Getting a prosthetic is a very involved process. Once the limb has been amputated, the first step is recovery, so that the surgical scar heals properly. The recovery usually takes at least two weeks, after which the patient can begin the rehabilitation process and practising with the artificial limb. Here are some points to consider, and discuss with your prosthetist before making your choice. Comfort: The level of comfort a prosthetic offers is very important, especially when you use it day to day. If the prosthetic causes any kind of irritation or swelling around the residual limb, consult with your prosthetist for an adjustment or a replacement. Comfort while moving is also important. Requirements: One question to ask when getting fitted for a prosthetic is ‘What will I use it for?’ Each prosthetic is designed specifically for the person using it.
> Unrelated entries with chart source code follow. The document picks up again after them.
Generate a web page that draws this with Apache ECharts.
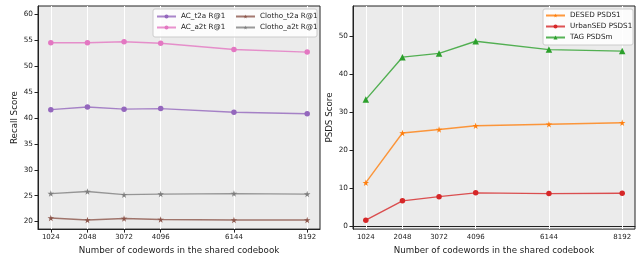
<!DOCTYPE html>
<html><head><meta charset="utf-8">
<script src="https://cdn.jsdelivr.net/npm/echarts@6/dist/echarts.min.js"></script>
<style>html,body{margin:0;padding:0;background:#fff}#c{width:637px;height:260px}</style>
</head><body><div id="c"></div>
<script>
const codewords = [1024, 2048, 3072, 4096, 6144, 8192];
const leftTicks = [20, 25, 30, 35, 40, 45, 50, 55, 60];
const rightTicks = [0, 10, 20, 30, 40, 50];

const acT2a = [41.6, 42.1, 41.7, 41.8, 41.1, 40.8];
const acA2t = [54.5, 54.5, 54.7, 54.4, 53.2, 52.7];
const clothoT2a = [20.7, 20.3, 20.6, 20.4, 20.3, 20.3];
const clothoA2t = [25.4, 25.8, 25.2, 25.3, 25.4, 25.3];

const desed = [11.4, 24.5, 25.4, 26.4, 26.8, 27.2];
const urbansed = [1.5, 6.6, 7.7, 8.7, 8.5, 8.6];
const tag = [33.3, 44.5, 45.5, 48.7, 46.5, 46.1];

const STAR = 'path://M50,0 L61,35 L98,35 L68,57 L79,91 L50,70 L21,91 L32,57 L2,35 L39,35 Z';
const FONT = 'DejaVu Sans';
const txt = '#222';

function pairs(ys){ return codewords.map((x,i)=>[x, ys[i]]); }
function mk(name, ys, color, symbol, size, xi){
  return {name, type:'line', xAxisIndex:xi, yAxisIndex:xi, data:pairs(ys),
    symbol, symbolSize:size, z:3,
    itemStyle:{color}, lineStyle:{color, width:1.4, opacity:0.8}};
}
function gridSeries(xi){
  return {type:'line', xAxisIndex:xi, yAxisIndex:xi, data:[], z:1, silent:true,
    markLine:{silent:true, z:1, symbol:'none', label:{show:false},
      lineStyle:{color:'#fff', width:1, type:'solid'},
      data:codewords.map(v=>({xAxis:v}))}};
}
function xAx(gi){
  return {type:'value', gridIndex:gi, min:666, max:8550,
    name:'Number of codewords in the shared codebook', nameLocation:'middle', nameGap:15,
    nameTextStyle:{fontFamily:FONT, fontSize:8.7, color:txt},
    axisLine:{show:true, lineStyle:{color:'#222'}},
    axisTick:{show:true, customValues:codewords, length:3.5, lineStyle:{color:'#222'}},
    axisLabel:{customValues:codewords, margin:5, fontFamily:FONT, fontSize:7, color:txt,
      formatter:v=>String(v)},
    splitLine:{show:false}};
}
function yAx(gi, min, max, ticks, name){
  return {type:'value', gridIndex:gi, min, max, name, nameLocation:'middle', nameGap:19,
    nameTextStyle:{fontFamily:FONT, fontSize:8.7, color:txt},
    axisLine:{show:true, lineStyle:{color:'#222'}},
    axisTick:{show:true, customValues:ticks, length:3.5, lineStyle:{color:'#222'}},
    axisLabel:{customValues:ticks, margin:5, fontFamily:FONT, fontSize:7.3, color:txt},
    splitLine:{show:false}};
}
const legendCommon = {orient:'vertical', itemWidth:19, itemHeight:5, itemGap:4,
  textStyle:{fontFamily:FONT, fontSize:7.2, color:txt}, padding:0};

const chart = echarts.init(document.getElementById('c'), null, {renderer:'canvas'});
chart.setOption({
  animation:false,
  backgroundColor:'#fff',
  grid:[
    {left:38, right:317, top:6, bottom:26, show:true, backgroundColor:'#ebebeb', borderColor:'#222', borderWidth:1},
    {left:353, right:2, top:6, bottom:26, show:true, backgroundColor:'#ebebeb', borderColor:'#222', borderWidth:1}
  ],
  xAxis:[xAx(0), xAx(1)],
  yAxis:[yAx(0, 18.55, 61.6, leftTicks, 'Recall Score'), yAx(1, -0.86, 58, rightTicks, 'PSDS Score')],
  graphic:[
    {type:'rect', shape:{x:153, y:9, width:164, height:28, r:2}, style:{fill:'rgba(255,255,255,0.85)', stroke:'#ccc', lineWidth:1}, z:50},
    {type:'rect', shape:{x:543, y:9, width:90, height:36, r:2}, style:{fill:'rgba(255,255,255,0.85)', stroke:'#ccc', lineWidth:1}, z:50}
  ],
  legend:[
    Object.assign({left:156, top:13, data:['AC_t2a R@1','AC_a2t R@1'], z:60}, legendCommon),
    Object.assign({left:235, top:13, data:['Clotho_t2a R@1','Clotho_a2t R@1'], z:60}, legendCommon),
    Object.assign({left:545, top:12, data:['DESED PSDS1','UrbanSED PSDS1','TAG PSDSm'], z:60}, legendCommon)
  ],
  series:[
    gridSeries(0), gridSeries(1),
    mk('AC_t2a R@1', acT2a, '#9467bd', 'circle', 5.5, 0),
    mk('AC_a2t R@1', acA2t, '#e377c2', 'circle', 5.5, 0),
    mk('Clotho_t2a R@1', clothoT2a, '#8c564b', STAR, 6.5, 0),
    mk('Clotho_a2t R@1', clothoA2t, '#7f7f7f', STAR, 6.5, 0),
    mk('DESED PSDS1', desed, '#ff7f0e', STAR, 6.5, 1),
    mk('UrbanSED PSDS1', urbansed, '#d62728', 'circle', 5.5, 1),
    mk('TAG PSDSm', tag, '#2ca02c', 'triangle', 6.5, 1)
  ]
});
</script></body></html>
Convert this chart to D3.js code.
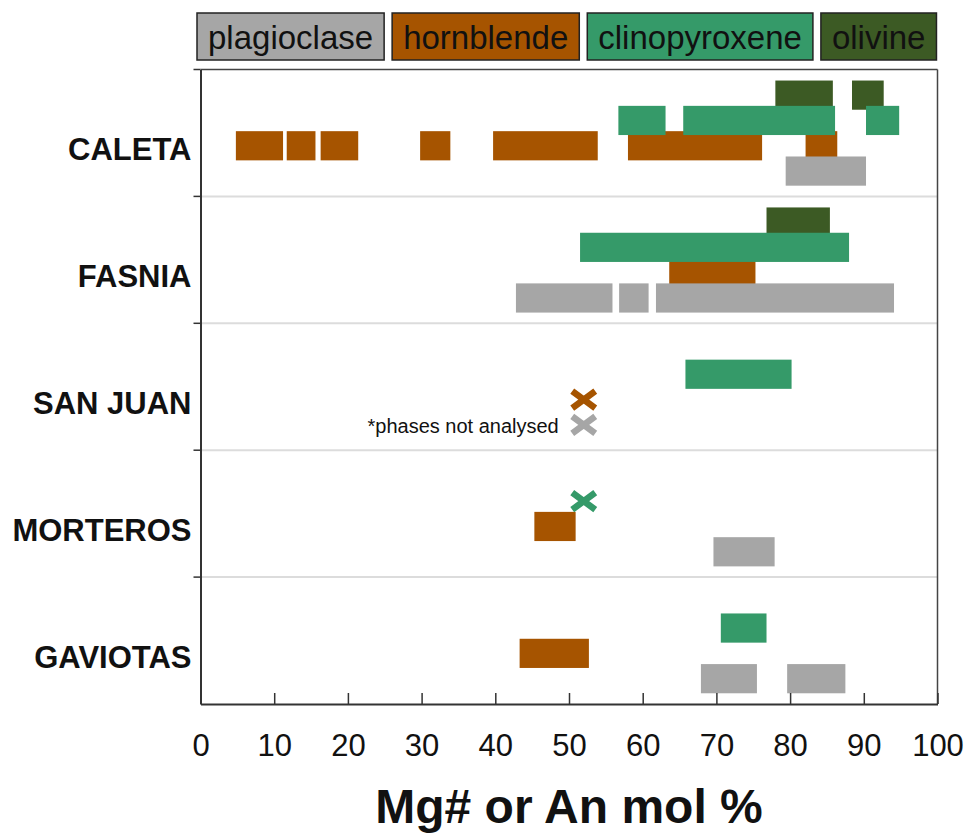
<!DOCTYPE html>
<html><head><meta charset="utf-8">
<script src="https://cdn.jsdelivr.net/npm/d3@7"></script>
<style>body{margin:0;background:#fff} svg{display:block}</style>
</head><body>
<svg id="chart" width="970" height="833"></svg>
<script>
// ---------- data ----------
const sites = ["CALETA", "FASNIA", "SAN JUAN", "MORTEROS", "GAVIOTAS"];
const minerals = ["plagioclase", "hornblende", "clinopyroxene", "olivine"];
const rowOrder = ["olivine", "clinopyroxene", "hornblende", "plagioclase"];
const drawOrder = ["olivine", "hornblende", "clinopyroxene", "plagioclase"];
const xTicks = [0, 10, 20, 30, 40, 50, 60, 70, 80, 90, 100];
const xTitle = "Mg# or An mol %";
const noteText = "*phases not analysed";

// [site, from, to]  (Mg# or An mol %)
const plagioclase = [
  ["CALETA", 79.4, 90.3],
  ["FASNIA", 42.8, 55.9], ["FASNIA", 56.8, 60.8], ["FASNIA", 61.8, 94.1],
  ["MORTEROS", 69.6, 77.9],
  ["GAVIOTAS", 67.9, 75.5], ["GAVIOTAS", 79.6, 87.5]
];
const hornblende = [
  ["CALETA", 4.8, 11.2], ["CALETA", 11.7, 15.6], ["CALETA", 16.3, 21.4],
  ["CALETA", 29.8, 33.9], ["CALETA", 39.7, 53.9], ["CALETA", 58.0, 76.2],
  ["CALETA", 82.1, 86.4],
  ["FASNIA", 63.6, 75.3],
  ["MORTEROS", 45.3, 50.9],
  ["GAVIOTAS", 43.3, 52.7]
];
const clinopyroxene = [
  ["CALETA", 56.7, 63.1], ["CALETA", 65.5, 86.1], ["CALETA", 90.3, 94.8],
  ["FASNIA", 51.5, 88.0],
  ["SAN JUAN", 65.8, 80.2],
  ["GAVIOTAS", 70.6, 76.8]
];
const olivine = [
  ["CALETA", 78.0, 85.8], ["CALETA", 88.4, 92.7],
  ["FASNIA", 76.8, 85.4]
];
// phases present but not analysed: [site, mineral, value]
const notAnalysed = [
  ["SAN JUAN", "hornblende", 52],
  ["SAN JUAN", "plagioclase", 52],
  ["MORTEROS", "clinopyroxene", 52]
];

const colors = {
  plagioclase: "#a6a6a6",
  hornblende: "#a65400",
  clinopyroxene: "#359a69",
  olivine: "#3c5a24"
};
const ranges = { plagioclase, hornblende, clinopyroxene, olivine };

// ---------- layout ----------
const svg = d3.select("#chart");
const plotL = 200.5, plotR = 937.5, plotT = 69.5, plotB = 704;
const font = "'Liberation Sans', Arial, Helvetica, sans-serif";

const x = d3.scaleLinear().domain([0, 100]).range([plotL, plotR]);
const y = d3.scaleBand().domain(sites).range([plotT, plotB]);
const bw = y.bandwidth();
const row = d3.scaleBand().domain(rowOrder).range([bw * 0.087, bw * 0.885]);
const barH = bw * 0.23;

// separators between sites
svg.append("g").selectAll("line").data(sites.slice(1)).join("line")
  .attr("x1", plotL).attr("x2", plotR)
  .attr("y1", d => y(d)).attr("y2", d => y(d))
  .attr("stroke", "#dcdcdc").attr("stroke-width", 2);

// bars
const barsG = svg.append("g");
drawOrder.forEach(m => {
  barsG.append("g").selectAll("rect").data(ranges[m]).join("rect")
    .attr("x", d => x(d[1]))
    .attr("width", d => x(d[2]) - x(d[1]))
    .attr("y", d => y(d[0]) + row(m))
    .attr("height", barH)
    .attr("fill", colors[m]);
});

// X marks (not analysed)
const xs = svg.append("g");
xs.selectAll("path").data(notAnalysed).join("path")
  .attr("transform", d => `translate(${x(d[2])},${y(d[0]) + row(d[1]) + barH / 2})`)
  .attr("d", "M-11.5,-8.5L11.5,8.5M-11.5,8.5L11.5,-8.5")
  .attr("stroke", d => colors[d[1]])
  .attr("stroke-width", 6.5)
  .attr("fill", "none");

const noteMark = notAnalysed.find(d => d[1] === "plagioclase");
svg.append("text")
  .attr("x", x(noteMark[2]) - 25)
  .attr("y", y(noteMark[0]) + row(noteMark[1]) + barH / 2 + 8)
  .attr("text-anchor", "end")
  .attr("font-family", font).attr("font-size", 20).attr("fill", "#111")
  .text(noteText);

// frame (top & right)
svg.append("line").attr("x1", plotL).attr("x2", plotR).attr("y1", plotT).attr("y2", plotT)
  .attr("stroke", "#444").attr("stroke-width", 1.5);
svg.append("line").attr("x1", plotR).attr("x2", plotR).attr("y1", plotT).attr("y2", plotB)
  .attr("stroke", "#444").attr("stroke-width", 1.5);

// bottom axis
const xAxis = svg.append("g").attr("transform", `translate(0,${plotB})`)
  .call(d3.axisBottom(x).tickValues(xTicks).tickFormat(d3.format("d"))
    .tickSizeInner(-11).tickSizeOuter(0).tickPadding(30));
xAxis.select(".domain").attr("stroke", "#333").attr("stroke-width", 2);
xAxis.selectAll(".tick line").attr("stroke", "#333").attr("stroke-width", 1.5);
xAxis.selectAll(".tick text").attr("font-family", font).attr("font-size", 31).attr("fill", "#111");

// left axis: boundary ticks + site labels
const yAxis = svg.append("g").attr("transform", `translate(${plotL},0)`)
  .call(d3.axisLeft(y).tickSize(0).tickPadding(9));
yAxis.select(".domain").attr("stroke", "#333").attr("stroke-width", 2);
yAxis.selectAll(".tick text")
  .attr("font-family", font).attr("font-size", 31).attr("font-weight", "bold").attr("fill", "#111")
  .attr("dy", bw * 0.126 + 11);
svg.append("g").selectAll("line").data(sites).join("line")
  .attr("x1", plotL - 7).attr("x2", plotL)
  .attr("y1", d => y(d)).attr("y2", d => y(d))
  .attr("stroke", "#333").attr("stroke-width", 1.5);

// x title
svg.append("text")
  .attr("x", (plotL + plotR) / 2).attr("y", 823)
  .attr("text-anchor", "middle")
  .attr("font-family", font).attr("font-size", 48).attr("font-weight", "bold").attr("fill", "#111")
  .text(xTitle);

// legend
const legend = svg.append("g");
const pad = 11, gap = 8, ly = 13, lh = 47;
let cx = 197;
minerals.forEach(m => {
  const g = legend.append("g");
  const t = g.append("text")
    .attr("font-family", font).attr("font-size", 33).attr("fill", "#111")
    .attr("y", ly + 36)
    .text(m);
  const w = t.node().getComputedTextLength();
  g.insert("rect", "text")
    .attr("x", cx).attr("y", ly).attr("width", w + 2 * pad).attr("height", lh)
    .attr("fill", colors[m]).attr("stroke", "#222").attr("stroke-width", 1.5);
  t.attr("x", cx + pad);
  cx += w + 2 * pad + gap;
});
</script>
</body></html>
Getting an artificial limb means getting measurements, moulds and making sure the limb fits just right. Artificial limbs are also classified on the level of activity the user is likely to be involved in. The classification, known as the K-Level starts from K-Zero to K-4, which indicates the lifestyle of the person with the prosthetic. Environment: The environment is a very important factor to take into account when buying a prosthetic. The weather and the environs can affect your prosthetic and the limb remnant. Dry weather, humidity and cold all affect the way a prosthetic works. Dry skin can cause friction and irritation with the prosthetic and humidity causes sweat to accumulate, causing discomfort. Sand can affect prosthetic joints and salt water can corrode them if exposed. The residual limb and the stump can also be affected if the lining and socks are exposed to the elements and not washed thoroughly after. Wearing Schedule: Adjusting to a prosthetic takes time and effort. Once the amputee has healed and completed physical therapy, he or she is fitted with a prosthetic. After the fitting has been completed, many adjustments and refits are made. A prosthetist always prescribes a wearing schedule to ease the patient into using an artificial limb with a minimum amount of wear-time, including standing and walking. The time is slowly increased if the patient shows no signs of discomfort. Other Factors:
- Affordability: Some of the more advanced prosthetic limbs can be very expensive. Artificial bionic limbs made for high levels of usage cost more than say, a mechanical limb.
- Availability: Finding a prosthetic that fits the needs of the amputee can vary from location to location. Some places have access to a very limited selection of prosthetics that rarely go beyond basic. Normally, it’s the larger cities that have access to more advanced and specialized prosthetics.
- Upper or Lower Extremities: Upper and Lower Extremity prosthetic limbs have different care and use guides. Lower limbs take a lot more stress and also affect balance than upper limbs. It’s best to consult a prosthetist on maintaining a prosthetic.